ResNeXt is a new CNN architechture following the ResNet. The paper is here.
ResNeXt
According to the paper, ResNeXt with 100 layers can outperform ResNet with 200 layers, while having only 50% complexity. The special architecture ResNeXt has is the use of group convolution. In addition to depth and width, the paper proposed a new dimension called cardinality. And increasing cardinality can lead to an improvement in model performance.
Below is the comparison of ResNet (left) and ResNeXt (right).
For ResNeXt, we still have one shortcut just like ResNet. But the convolutional layers are divided into different branches. And the number of the branches is called “cardinality”. And ResNeXt has a similar amount of parameters compared with ResNet.
Group Convolution
First let’s recall the concept of convolutional layer. In each convolutional layer, we have a certain numebr of kernels (e.g. 64, 128, 256). Each kernel is a 3D block with size of (C, K, K). C is the input data depth (or the number of the input data channels or the number of feature maps of last layer’s output). K is the kernel size (e.g. 3 in above image). Each kernel will scan through the input and output one feature map. So the number of output feature maps of this convolutional layer is the number of kernels.

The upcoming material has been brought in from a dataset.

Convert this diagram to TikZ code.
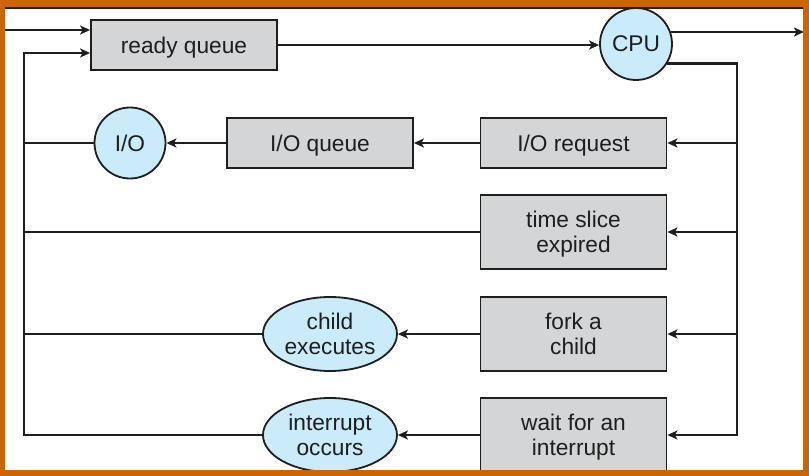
\documentclass[tikz,border=0pt]{standalone}
\usepackage{fontspec}
\setmainfont{Liberation Sans}
\usetikzlibrary{arrows.meta,shapes.geometric}
\definecolor{boxgray}{RGB}{212,213,215}
\definecolor{cblue}{RGB}{202,235,250}
\definecolor{frameor}{RGB}{204,100,0}
\definecolor{ink}{RGB}{30,30,30}
\begin{document}
\begin{tikzpicture}[x=1pt,y=-1pt,
  every node/.style={font=\fontsize{22.7}{25}\selectfont, text=ink, align=center, inner sep=0pt, text depth=0pt},
  qbox/.style={draw=ink, line width=1.8pt, fill=boxgray, minimum width=186pt, minimum height=50pt},
  tbox/.style={qbox, minimum height=74pt},
  res/.style={circle, draw=ink, line width=1.8pt, fill=cblue, minimum size=71pt},
  evt/.style={ellipse, draw=ink, line width=1.8pt, fill=cblue, minimum width=134pt, minimum height=74pt},
  link/.style={draw=ink, line width=2.4pt},
  arr/.style={link, -{Stealth[length=10pt,width=9pt,inset=2.5pt]}}]
\useasboundingbox (0,0) rectangle (809,476);
% nodes
\node[qbox] (rq) at (184,45) {ready queue};
\node[res, minimum size=72pt] (cpu) at (636,44) {CPU};
\node[res] (io) at (130,143) {I/O};
\node[qbox] (ioq) at (320,143) {I/O queue};
\node[qbox] (ioreq) at (573.5,143) {I/O request};
\node[tbox] (ts) at (573.5,232) {time slice\\expired};
\node[tbox] (fork) at (573.5,334) {fork a\\child};
\node[tbox] (wait) at (573.5,435) {wait for an\\interrupt};
\node[evt] (child) at (330,334) {child\\executes};
\node[evt] (intr) at (330,435) {interrupt\\occurs};
% coordinates
\coordinate (entry) at (5,30);
\coordinate (exit) at (804,32);
\coordinate (bus) at (737,63);
\coordinate (left) at (24,53);
% connectors
\draw[arr] (entry) -- (entry -| rq.west);
\draw[arr] (rq.east) -- (rq.east -| cpu.west);
\draw[arr] (cpu.19) -- (cpu.19 -| exit);
\draw[arr] (cpu.-32) -- (cpu.-32 -| bus) -- (bus |- wait) -- (wait.east);
\draw[arr] (bus |- ioreq) -- (ioreq.east);
\draw[arr] (bus |- ts) -- (ts.east);
\draw[arr] (bus |- fork) -- (fork.east);
\draw[arr] (ioreq.west) -- (ioq.east);
\draw[arr] (ioq.west) -- (io.east);
\draw[arr] (fork.west) -- (child.east);
\draw[arr] (wait.west) -- (intr.east);
\draw[link] (io.west) -- (io.west -| left);
\draw[link] (ts.west) -- (ts.west -| left);
\draw[link] (child.west) -- (child.west -| left);
\draw[arr] (intr.west) -- (intr.west -| left) -- (left) -- (left -| rq.west);
% frame
\fill[frameor, even odd rule] (0,0) rectangle (809,476) (5,7) rectangle (803,470);
\draw[ink, line width=2pt] (5,8) -- (803,8);
\end{tikzpicture}
\end{document}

Several years ago, when we don’t have enough memory in one GPU, we split kernels into different groups and feed the groups into different GPUs. As we discussed above, each kernel will generate one feature map. So after grouping the kernels, each group will generate part of the output feature maps. This is called group convolution.
Now we already have enough memory in GPUs to accommodate all the kernels, but ResNeXt reintroduces the idea of group convolution to improve the model performance.
Now it will not be hard to understand the key idea of ResNext. Above image shows three equivalent network architectures. By using groups, the model can improve accuracy when maintaining the model complexity and number of parameters.
ResNeXt has also been adopted in Mask R-CNN that achieves state-of-the-art results on COCO instance segmentation and object detection tasks.